TASK TO COMPLETE: Identify the lines that contain the string "matplotlib", then copy each of them.

SOURCE DATA:
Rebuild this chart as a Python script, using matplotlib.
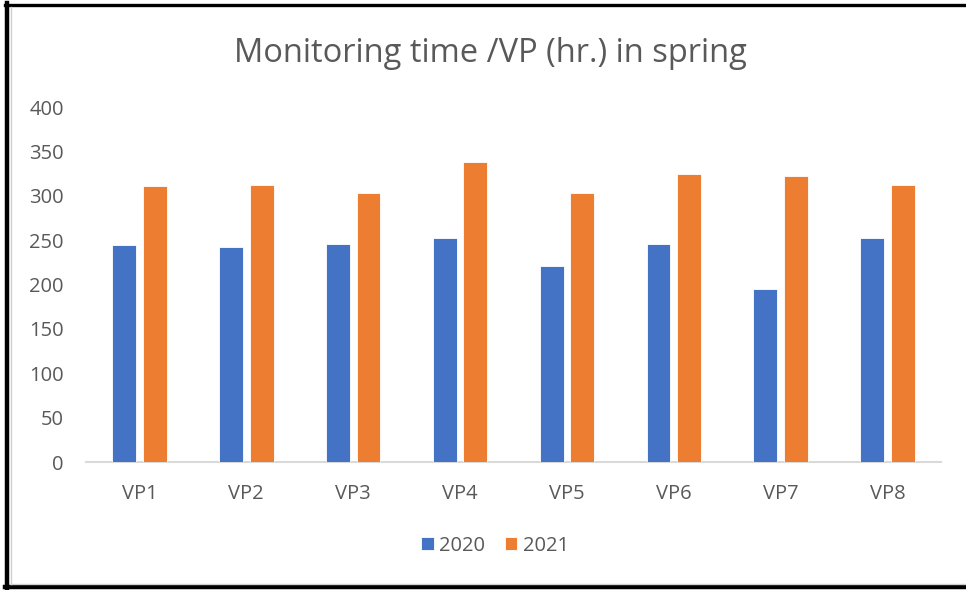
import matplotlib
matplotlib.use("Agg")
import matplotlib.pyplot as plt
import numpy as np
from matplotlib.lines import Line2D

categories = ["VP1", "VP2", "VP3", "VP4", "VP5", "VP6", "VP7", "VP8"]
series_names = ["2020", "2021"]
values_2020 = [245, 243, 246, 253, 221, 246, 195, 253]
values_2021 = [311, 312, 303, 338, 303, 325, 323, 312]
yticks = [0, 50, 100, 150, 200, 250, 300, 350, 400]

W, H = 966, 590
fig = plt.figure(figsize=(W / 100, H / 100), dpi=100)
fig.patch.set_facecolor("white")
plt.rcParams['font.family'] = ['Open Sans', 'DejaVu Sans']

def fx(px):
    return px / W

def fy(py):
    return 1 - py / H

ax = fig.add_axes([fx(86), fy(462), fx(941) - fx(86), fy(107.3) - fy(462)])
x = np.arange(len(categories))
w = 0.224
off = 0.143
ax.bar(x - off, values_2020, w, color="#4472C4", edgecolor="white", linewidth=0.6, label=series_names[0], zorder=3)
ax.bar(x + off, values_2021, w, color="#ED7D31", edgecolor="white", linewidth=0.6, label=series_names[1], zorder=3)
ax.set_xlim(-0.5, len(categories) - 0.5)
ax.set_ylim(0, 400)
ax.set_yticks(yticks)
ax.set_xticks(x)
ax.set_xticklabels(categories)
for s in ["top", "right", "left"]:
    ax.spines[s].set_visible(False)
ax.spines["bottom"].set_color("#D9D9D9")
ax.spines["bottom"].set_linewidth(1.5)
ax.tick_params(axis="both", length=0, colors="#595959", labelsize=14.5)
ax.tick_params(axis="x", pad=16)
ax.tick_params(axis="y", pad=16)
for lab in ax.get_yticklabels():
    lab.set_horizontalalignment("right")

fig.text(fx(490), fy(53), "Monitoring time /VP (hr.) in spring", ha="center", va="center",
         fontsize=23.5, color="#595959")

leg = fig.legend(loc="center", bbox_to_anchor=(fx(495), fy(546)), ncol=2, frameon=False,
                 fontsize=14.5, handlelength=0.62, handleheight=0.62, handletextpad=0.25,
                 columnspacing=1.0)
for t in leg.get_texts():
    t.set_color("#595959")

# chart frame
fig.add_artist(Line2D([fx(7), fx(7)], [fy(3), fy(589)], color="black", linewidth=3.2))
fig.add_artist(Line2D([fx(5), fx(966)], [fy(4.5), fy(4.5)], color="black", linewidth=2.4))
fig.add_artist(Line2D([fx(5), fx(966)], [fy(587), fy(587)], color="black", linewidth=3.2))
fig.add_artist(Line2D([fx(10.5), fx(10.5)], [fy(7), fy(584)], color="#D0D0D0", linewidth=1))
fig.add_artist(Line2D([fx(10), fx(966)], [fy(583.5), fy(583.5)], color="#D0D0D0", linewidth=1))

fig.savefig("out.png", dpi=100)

RESPONSE:
Rebuild this chart as a Python script, using matplotlib.
import matplotlib
matplotlib.use("Agg")
import matplotlib.pyplot as plt
from matplotlib.lines import Line2D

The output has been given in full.